INSTRUCTIONS FOR THE TASK: Read the records and gather each line that includes "with".

EXERCISE MATERIALS:
+ + + + +

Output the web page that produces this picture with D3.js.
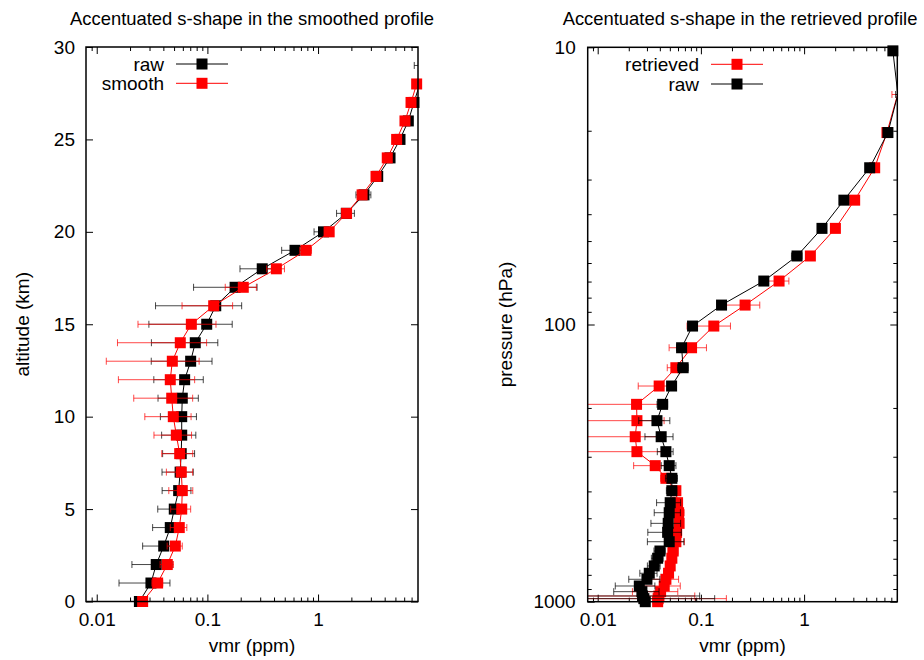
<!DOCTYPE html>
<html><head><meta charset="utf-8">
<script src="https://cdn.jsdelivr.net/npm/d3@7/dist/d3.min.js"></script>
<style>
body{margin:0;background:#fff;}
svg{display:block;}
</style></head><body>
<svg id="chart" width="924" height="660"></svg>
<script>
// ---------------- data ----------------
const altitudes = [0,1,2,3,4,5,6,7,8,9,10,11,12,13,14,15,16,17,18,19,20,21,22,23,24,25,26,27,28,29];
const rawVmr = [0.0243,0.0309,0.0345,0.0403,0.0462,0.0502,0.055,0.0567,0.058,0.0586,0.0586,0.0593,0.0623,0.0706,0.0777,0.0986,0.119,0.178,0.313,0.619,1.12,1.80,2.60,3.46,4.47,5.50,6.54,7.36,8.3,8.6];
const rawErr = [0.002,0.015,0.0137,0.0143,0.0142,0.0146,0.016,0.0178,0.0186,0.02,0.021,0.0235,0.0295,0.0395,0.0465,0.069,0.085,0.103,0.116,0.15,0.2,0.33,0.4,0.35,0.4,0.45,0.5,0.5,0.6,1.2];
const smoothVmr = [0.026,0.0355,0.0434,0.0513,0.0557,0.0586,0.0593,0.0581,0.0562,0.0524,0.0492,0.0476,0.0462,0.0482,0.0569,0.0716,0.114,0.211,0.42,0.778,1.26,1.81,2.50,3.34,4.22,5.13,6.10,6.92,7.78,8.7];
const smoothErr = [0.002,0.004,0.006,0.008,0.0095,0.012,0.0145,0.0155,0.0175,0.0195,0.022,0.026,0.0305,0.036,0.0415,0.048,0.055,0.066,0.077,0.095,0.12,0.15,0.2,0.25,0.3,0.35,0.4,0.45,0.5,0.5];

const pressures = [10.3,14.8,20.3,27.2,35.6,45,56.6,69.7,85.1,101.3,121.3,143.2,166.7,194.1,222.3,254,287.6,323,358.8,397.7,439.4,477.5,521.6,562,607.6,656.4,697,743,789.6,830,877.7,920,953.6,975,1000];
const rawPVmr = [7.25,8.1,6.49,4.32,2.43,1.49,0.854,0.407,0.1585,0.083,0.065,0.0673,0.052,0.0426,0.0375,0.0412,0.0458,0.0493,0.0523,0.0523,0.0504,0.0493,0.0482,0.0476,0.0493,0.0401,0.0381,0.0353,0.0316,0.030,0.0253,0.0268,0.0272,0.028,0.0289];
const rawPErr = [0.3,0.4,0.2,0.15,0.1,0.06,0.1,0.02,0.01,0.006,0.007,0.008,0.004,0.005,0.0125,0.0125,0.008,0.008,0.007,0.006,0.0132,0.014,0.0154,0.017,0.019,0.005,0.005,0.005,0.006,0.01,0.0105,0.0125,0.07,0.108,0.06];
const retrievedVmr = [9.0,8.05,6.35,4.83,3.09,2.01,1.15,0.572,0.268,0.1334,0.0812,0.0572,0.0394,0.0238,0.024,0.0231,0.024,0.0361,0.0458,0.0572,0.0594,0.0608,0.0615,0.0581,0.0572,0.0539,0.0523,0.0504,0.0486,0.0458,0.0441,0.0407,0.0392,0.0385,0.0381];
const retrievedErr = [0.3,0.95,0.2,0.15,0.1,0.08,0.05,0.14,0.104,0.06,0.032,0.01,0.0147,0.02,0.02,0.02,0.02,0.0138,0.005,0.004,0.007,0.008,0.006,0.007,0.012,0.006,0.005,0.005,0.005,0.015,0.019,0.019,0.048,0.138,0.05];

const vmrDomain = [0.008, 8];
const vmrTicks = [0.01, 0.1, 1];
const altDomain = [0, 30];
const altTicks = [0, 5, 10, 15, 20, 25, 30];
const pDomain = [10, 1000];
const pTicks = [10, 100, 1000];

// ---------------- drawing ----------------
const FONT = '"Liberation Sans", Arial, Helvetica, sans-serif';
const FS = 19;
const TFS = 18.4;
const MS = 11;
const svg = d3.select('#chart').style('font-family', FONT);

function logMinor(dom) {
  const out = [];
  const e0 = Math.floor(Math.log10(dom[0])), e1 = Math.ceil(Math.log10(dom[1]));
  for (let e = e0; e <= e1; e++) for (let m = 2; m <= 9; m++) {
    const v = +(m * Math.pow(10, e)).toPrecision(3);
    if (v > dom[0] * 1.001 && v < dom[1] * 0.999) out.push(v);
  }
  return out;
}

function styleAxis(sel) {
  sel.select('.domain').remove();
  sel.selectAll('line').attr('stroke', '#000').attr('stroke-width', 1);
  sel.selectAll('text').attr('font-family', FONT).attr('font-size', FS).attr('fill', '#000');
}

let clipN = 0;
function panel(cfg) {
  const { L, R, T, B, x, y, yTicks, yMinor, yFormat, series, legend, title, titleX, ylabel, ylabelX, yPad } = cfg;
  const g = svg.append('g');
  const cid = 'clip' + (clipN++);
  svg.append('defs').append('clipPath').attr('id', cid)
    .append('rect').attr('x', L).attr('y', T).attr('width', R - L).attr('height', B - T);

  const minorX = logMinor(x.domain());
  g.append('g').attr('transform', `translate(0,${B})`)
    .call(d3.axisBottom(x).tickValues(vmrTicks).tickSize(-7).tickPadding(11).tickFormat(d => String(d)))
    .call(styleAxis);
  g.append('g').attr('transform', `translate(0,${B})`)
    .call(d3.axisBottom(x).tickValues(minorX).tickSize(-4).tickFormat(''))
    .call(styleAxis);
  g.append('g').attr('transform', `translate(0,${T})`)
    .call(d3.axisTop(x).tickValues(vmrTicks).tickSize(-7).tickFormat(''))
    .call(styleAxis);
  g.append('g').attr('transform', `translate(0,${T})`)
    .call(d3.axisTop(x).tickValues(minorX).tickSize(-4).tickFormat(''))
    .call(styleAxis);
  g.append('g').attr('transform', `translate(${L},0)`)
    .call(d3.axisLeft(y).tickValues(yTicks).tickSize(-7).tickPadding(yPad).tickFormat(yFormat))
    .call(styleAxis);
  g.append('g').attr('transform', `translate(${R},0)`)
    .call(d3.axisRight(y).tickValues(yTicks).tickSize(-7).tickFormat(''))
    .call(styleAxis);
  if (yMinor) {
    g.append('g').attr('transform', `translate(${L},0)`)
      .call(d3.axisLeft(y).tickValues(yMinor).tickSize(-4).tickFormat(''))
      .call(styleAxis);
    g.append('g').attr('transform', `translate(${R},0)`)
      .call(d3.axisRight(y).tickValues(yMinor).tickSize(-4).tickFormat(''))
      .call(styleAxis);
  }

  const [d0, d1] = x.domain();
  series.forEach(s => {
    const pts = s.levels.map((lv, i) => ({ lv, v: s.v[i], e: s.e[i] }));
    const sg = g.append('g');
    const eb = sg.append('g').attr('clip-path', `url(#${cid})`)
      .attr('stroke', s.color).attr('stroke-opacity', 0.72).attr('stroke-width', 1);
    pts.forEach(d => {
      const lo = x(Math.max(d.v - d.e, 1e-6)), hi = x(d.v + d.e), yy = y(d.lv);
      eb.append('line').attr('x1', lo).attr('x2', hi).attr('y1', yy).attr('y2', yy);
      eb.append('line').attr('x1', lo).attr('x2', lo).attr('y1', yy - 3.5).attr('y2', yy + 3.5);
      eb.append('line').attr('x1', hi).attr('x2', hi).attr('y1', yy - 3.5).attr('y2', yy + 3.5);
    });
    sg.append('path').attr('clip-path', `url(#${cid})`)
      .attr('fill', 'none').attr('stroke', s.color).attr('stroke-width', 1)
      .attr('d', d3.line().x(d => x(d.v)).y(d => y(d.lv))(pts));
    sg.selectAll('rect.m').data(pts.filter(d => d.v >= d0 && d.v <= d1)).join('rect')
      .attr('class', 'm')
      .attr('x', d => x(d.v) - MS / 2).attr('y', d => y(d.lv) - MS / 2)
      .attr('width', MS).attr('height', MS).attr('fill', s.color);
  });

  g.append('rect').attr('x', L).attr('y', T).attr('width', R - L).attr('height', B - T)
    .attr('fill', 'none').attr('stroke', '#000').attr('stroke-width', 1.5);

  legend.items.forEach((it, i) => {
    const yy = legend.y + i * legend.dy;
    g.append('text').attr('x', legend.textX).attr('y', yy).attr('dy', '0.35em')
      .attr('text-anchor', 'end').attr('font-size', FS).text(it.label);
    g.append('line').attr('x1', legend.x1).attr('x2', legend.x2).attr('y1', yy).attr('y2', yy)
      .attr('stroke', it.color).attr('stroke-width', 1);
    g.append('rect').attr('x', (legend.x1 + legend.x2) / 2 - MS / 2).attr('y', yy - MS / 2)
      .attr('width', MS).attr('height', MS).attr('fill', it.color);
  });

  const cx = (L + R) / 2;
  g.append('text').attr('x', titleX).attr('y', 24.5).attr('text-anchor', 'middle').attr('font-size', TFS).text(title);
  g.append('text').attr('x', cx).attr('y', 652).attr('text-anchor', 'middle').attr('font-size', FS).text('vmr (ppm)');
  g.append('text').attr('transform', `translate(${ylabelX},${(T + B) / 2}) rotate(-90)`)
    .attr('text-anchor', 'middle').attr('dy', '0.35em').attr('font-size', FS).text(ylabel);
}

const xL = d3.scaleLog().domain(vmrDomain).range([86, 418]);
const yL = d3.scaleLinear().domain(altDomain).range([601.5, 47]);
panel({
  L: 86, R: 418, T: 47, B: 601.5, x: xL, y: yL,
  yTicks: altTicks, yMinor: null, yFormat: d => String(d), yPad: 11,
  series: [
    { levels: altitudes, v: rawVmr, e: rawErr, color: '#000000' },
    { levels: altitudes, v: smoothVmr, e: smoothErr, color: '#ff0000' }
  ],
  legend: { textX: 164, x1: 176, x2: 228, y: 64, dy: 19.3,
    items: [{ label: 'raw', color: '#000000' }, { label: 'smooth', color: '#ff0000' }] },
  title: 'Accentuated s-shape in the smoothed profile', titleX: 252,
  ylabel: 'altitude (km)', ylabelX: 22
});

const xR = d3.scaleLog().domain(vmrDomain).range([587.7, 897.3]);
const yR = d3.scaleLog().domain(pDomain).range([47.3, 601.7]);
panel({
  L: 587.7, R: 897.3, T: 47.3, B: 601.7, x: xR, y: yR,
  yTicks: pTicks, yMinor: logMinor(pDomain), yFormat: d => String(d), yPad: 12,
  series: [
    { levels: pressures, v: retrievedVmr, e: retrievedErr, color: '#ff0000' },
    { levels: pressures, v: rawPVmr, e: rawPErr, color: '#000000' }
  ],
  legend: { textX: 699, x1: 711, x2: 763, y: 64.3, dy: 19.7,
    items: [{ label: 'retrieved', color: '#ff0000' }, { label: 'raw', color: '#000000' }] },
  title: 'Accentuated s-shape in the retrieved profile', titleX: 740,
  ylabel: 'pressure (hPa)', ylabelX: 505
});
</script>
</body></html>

+ + + + +

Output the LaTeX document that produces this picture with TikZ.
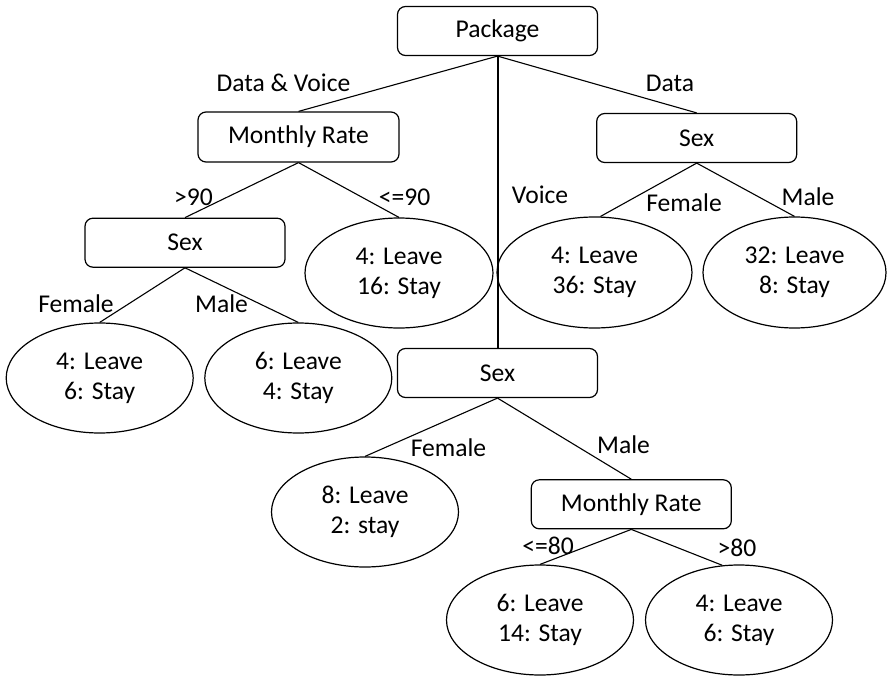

+ + + + +

FULL SOLUTION:
Output the web page that produces this picture with D3.js.
Output the LaTeX document that produces this picture with TikZ.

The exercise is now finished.